Twitter's Trump ban triggers a debate in Europe
Twitter’s decision to impose a permanent ban on US President Donald Trump’s account has sparked some consternation in Europe, with German Chancellor Angela Merkel calling it “problematic.”
The move, prompted by fears of “further incitement of violence” after last week’s attack on the US Capitol building that was partly blamed on the US president, reignited debate over regulation of social media.
Facebook, Instagram and Snapchat have all now issued their own bans, triggering a flood of reactions from around the world.
European commissioner Thierry Breton, who has introduced two EU proposals that would place more restraints on digital giants, saw Twitter’s decision as a total break from the past, calling it “the 9/11 moment of social media.”
US Internet giants have often been accused of holding too much power over social media, and many governments have called for them to face more regulation.
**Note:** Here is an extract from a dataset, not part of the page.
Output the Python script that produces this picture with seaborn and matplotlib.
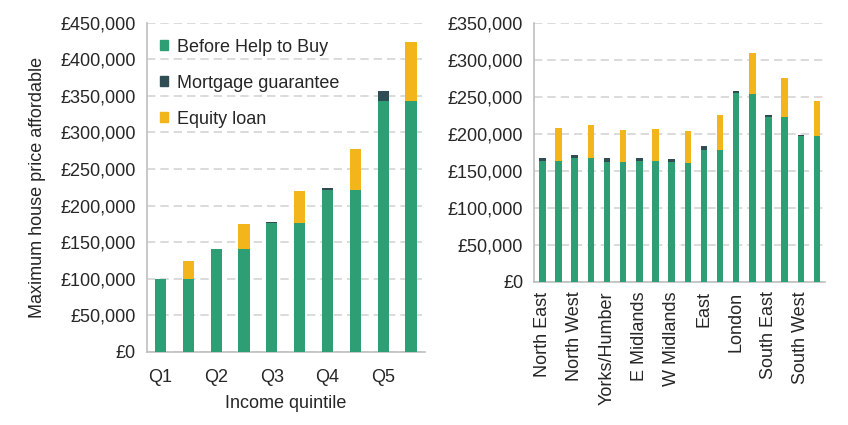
import matplotlib
matplotlib.use("Agg")
import matplotlib.pyplot as plt
import matplotlib.ticker as mticker
from matplotlib.patches import Patch
import pandas as pd
import seaborn as sns

# left panel: income quintiles, two bars per quintile (mortgage guarantee, equity loan)
quintiles = ["Q1", "Q2", "Q3", "Q4", "Q5"]
q_before = [100100, 100100, 140600, 140600, 176500, 176300, 221500, 221300, 342700, 342700]
q_guarantee = [0, 0, 0, 0, 1000, 0, 1800, 0, 14100, 0]
q_equity = [0, 24600, 0, 34600, 0, 43500, 0, 55800, 0, 81000]

# right panel: regions
regions = ["North East", "North West", "Yorks/Humber", "E Midlands", "W Midlands",
           "East", "London", "South East", "South West"]
r_before = [163500, 163100, 167600, 167100, 162200, 161700, 163500, 163100, 161300,
            161000, 177900, 177500, 255000, 253600, 222500, 222100, 196800, 196400]
r_guarantee = [3600, 0, 4000, 0, 4500, 0, 3600, 0, 4500, 0, 5000, 0, 2200, 0, 3200, 0, 1800, 0]
r_equity = [0, 44100, 0, 44200, 0, 42800, 0, 43200, 0, 43100, 0, 48200, 0, 55000, 0, 53100, 0, 47700]

GREEN = "#2E9E74"
DARK = "#2F4D53"
YELLOW = "#F2B51C"
GRID = "#D4D4D4"
SPINE = "#BFBFBF"

sns.set_style("white")
plt.rcParams["font.family"] = ["Liberation Sans", "DejaVu Sans"]
plt.rcParams["font.size"] = 13


def stacked(ax, groups, before, guarantee, equity, ymax, xpad):
    n = len(before)
    slots = [f"s{i}" for i in range(n)]
    df = pd.DataFrame({
        "slot": slots,
        "before": before,
        "mid": [b + g for b, g in zip(before, guarantee)],
        "total": [b + g + e for b, g, e in zip(before, guarantee, equity)],
    })
    for col, colour in (("total", YELLOW), ("mid", DARK), ("before", GREEN)):
        sns.barplot(data=df, x="slot", y=col, order=slots, color=colour,
                    width=0.4, saturation=1, linewidth=0, ax=ax, zorder=3)

    ax.set_xlim(-0.5, n - 0.5)
    ax.set_ylim(0, ymax)
    ax.yaxis.set_major_locator(mticker.MultipleLocator(50000))
    ax.yaxis.set_major_formatter(mticker.FuncFormatter(lambda v, p: f"£{v:,.0f}"))

    # labels under the first bar of each pair, tick marks at group boundaries
    ax.set_xticks(range(0, n, 2))
    ax.set_xticklabels(groups)
    ax.set_xticks([i - 0.5 for i in range(0, n + 1, 2)], minor=True)
    ax.tick_params(axis="x", which="major", length=0, pad=xpad)
    ax.tick_params(axis="x", which="minor", length=5, color=SPINE, width=1)
    ax.tick_params(axis="y", length=5, color=SPINE, width=1, pad=3)

    ax.yaxis.grid(True, color=GRID, linestyle=(0, (5, 3)), linewidth=1.2, zorder=0)
    ax.set_axisbelow(True)
    sns.despine(ax=ax)
    for s in ("left", "bottom"):
        ax.spines[s].set_color(SPINE)
        ax.spines[s].set_linewidth(1.2)
    ax.set_xlabel("")
    ax.set_ylabel("")


fig = plt.figure(figsize=(8.48, 4.25), dpi=100)
ax1 = fig.add_axes([0.173, 0.172, 0.328, 0.775])
ax2 = fig.add_axes([0.630, 0.337, 0.343, 0.610])

stacked(ax1, quintiles, q_before, q_guarantee, q_equity, 450000, 12)
stacked(ax2, regions, r_before, r_guarantee, r_equity, 350000, 7)

ax1.set_xlabel("Income quintile", labelpad=7)
ax1.set_ylabel("Maximum house price affordable", labelpad=10)
plt.setp(ax2.get_xticklabels(), rotation=90)

handles = [Patch(color=GREEN), Patch(color=DARK), Patch(color=YELLOW)]
ax1.legend(handles, ["Before Help to Buy", "Mortgage guarantee", "Equity loan"],
           loc="upper left", bbox_to_anchor=(-0.012, 1.0), frameon=False,
           handlelength=0.45, handleheight=0.45, handletextpad=0.5,
           labelspacing=1.05, fontsize=13)

fig.savefig("out.png", dpi=100)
Merkel’s spokesperson Steffen Seibert said she thinks it problematic that the Twitter accounts of the US president have been permanently blocked.
“It is possible to intervene in the freedom of expression, but in accordance with limits defined by the legislator, and not through a decision by company management.”
French Economy and Finance Minister Bruno Le Maire told state-run France Inter radio: “The regulation of digital giants cannot be done by the digital oligarchy itself.”
Digital law specialist Florence G’sell, who called Twitter’s decision an “earthquake,” detailed a three-part plan on the part of the European Union that she said “could be of great interest to the Americans.”
The EU intends to set up a procedure for implementing moderation decisions, a way to contest these decisions and the possibility of resolving disputes through a third party, she said, stressing legislation is needed on both sides of the Atlantic.
“I think the platforms are ready to cooperate. But we mustn’t be naive: There are enormous financial stakes. They have greatly profited from the polarization.”
US social media cite Section 230 of the Communications Decency Act to claim they simply host accounts but not bear responsibility for the content.
“The dogma anchored in section 230 — the US legislation that provides social media companies with immunity from civil liability for content posted by their users — has collapsed,” Breton wrote.
QAnon accounts blocked
Twitter has suspended more than 70,000 accounts linked to the far-right QAnon conspiracy theory after the US Capitol riot.
Twitter said yesterday that given the events where a mob of pro-Trump loyalists stormed the Capitol building, it was taking action against online behavior “that has the potential to lead to offline harm.”
The QAnon conspiracy theory is centered on the belief that Trump is waging a secret campaign against “deep state” enemies and a child-sex trafficking ring run by satanic pedophiles and cannibals.